When Can Projects Connect?
May 2024
If a solar, onshore wind or a project with another technology seeks to generate over a network (almost all must do so) the answer to the question when it can connect is either the mid-to-late 2030s (so no use to current contenders) or much earlier if, but only if, batteries connect sooner and relieve the crush on the relevant network.
After two plus years of the networks faffing around, batteries should be connecting now: we keep being told it will be one month or two months more. So, it is almost happening, although it has been almost happening since last October.
Where We Were
Long ago (the May before last) the regulator and the Energy Networks Association reached a public agreement of a really simple kind:
The situation with battery connections was urgent and something needed doing now;
Batteries used barely any capacity on the system so a way could be found to accommodate them that did not depend on prior network reinforcements;
The batteries should be switched off (curtailed) without compensation when the network needed (when it needed less output or input).
Where We Are
Progress is tantalizingly slow – tantalizing because we keep being given dates, but slow because those dates never seem to arrive. Almost all those wanting to connect, who have been told they can connect soon, are still waiting for a firm date.
Before knowing they can connect, battery projects expect to be given key information by each network. They know they can be curtailed, so they expect to be given data to allow them to determine how often and in what circumstances that will happen. They need to know for their funders to release funds. Obviously, if a project were curtailed for 90% of the time, it wouldn’t be funded. It would be an ex-project.
Data Options and Problems
Wouldn’t it be relatively simple to be given data for potential curtailment? The answer to that question is determinedly ‘no’.
What the networks offer is three different data options:
‘raw’ information
a semi-modelled product produced by the relevant network or
a bespoke model for a project at a cost of ~£10,000.00 (bear in mind that local networks concede they don’t know much about batteries)
The range of the offers, particularly the last one, makes clear that curtailment data isn’t simple and unravelling it needs the input of a specialist modeller.
Why is it so complicated? Couldn’t networks provide a table of half-hour capacity over the previous year matched by a table of half-hour use of that capacity over the same period? Such a table wouldn’t provide a complete answer – after all, last year might, e.g., have been sunnier (more capacity used by solar) or windier (more capacity used by wind). But what the matching tables would do is provide enough information for fairly simple modelling to provide reasonably clear answers.
The networks aren’t providing that information.
In place of matching tables there is one table (a half-hour load for the year), together with totalled data: the total capacity the different generators on that part of the network have ‘used’ in the same period and the total amount of capacity available.
The networks are not producing a matching usage table with a matching load table. They aren’t required to. What they are required to do is produce a set of figures for the new agreement all battery projects are going to have to sign, the ‘Curtailment Agreement’. The figures in that Agreement will list, for any given project, the total network capacity that can and cannot be curtailed and the level of curtailment that counts as an error by the network. If there is an error, the network pays the project for its curtailment.
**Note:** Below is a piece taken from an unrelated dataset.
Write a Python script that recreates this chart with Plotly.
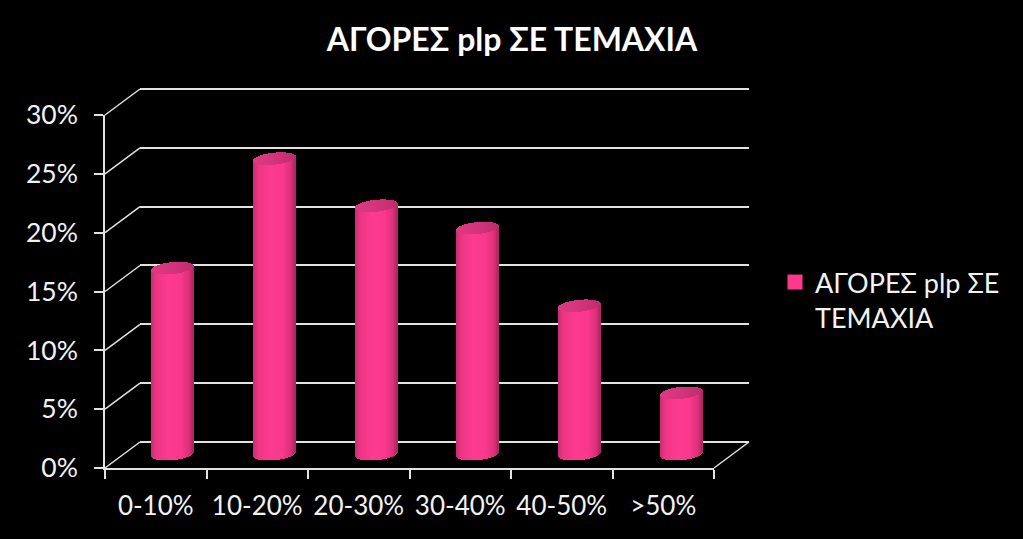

The data provided by the networks is all network data and not project data – aimed at dealing with and minimising curtailment errors, hence minimising payments.
The data is unhelpful in other ways. In (very) brief, assumptions are made about the percentage utilisation by different technologies that are either wildly over-generous or simply not plausible.
The battery projects receiving the curtailment data are going to need to employ expert modellers to work out their likely periods of curtailment – or they will have to find a completely different way to determine what they will be.
The Role of the Regulator
How did the regulator agree to these arrangements? How did it not see that the networks are simply adding complexity and costs to all those projects that have been queuing to connect?
The added complexities don’t aid the project but only the networks; the data is all about networks having to pay out if they curtail generation outside ‘agreed’ limits.
Did the regulator notice that the ‘agreed’ limits, imposed by monopolies, can in no proper sense be agreed, that they are a given for any project?
The role of the regulator is (inter alia) to regulate the networks with a view to the five-year carbon budgets, the 2050 net zero target and “effective competition”.
Networks over the last few years make for a sorry tale: National Grid with an obligation to plan didn’t ‘notice’ the increase in embedded generation; none of the networks has an adequate IT system; local networks don’t know what’s on their network; each network is a monopoly dictating to its users. Regulation – where is it?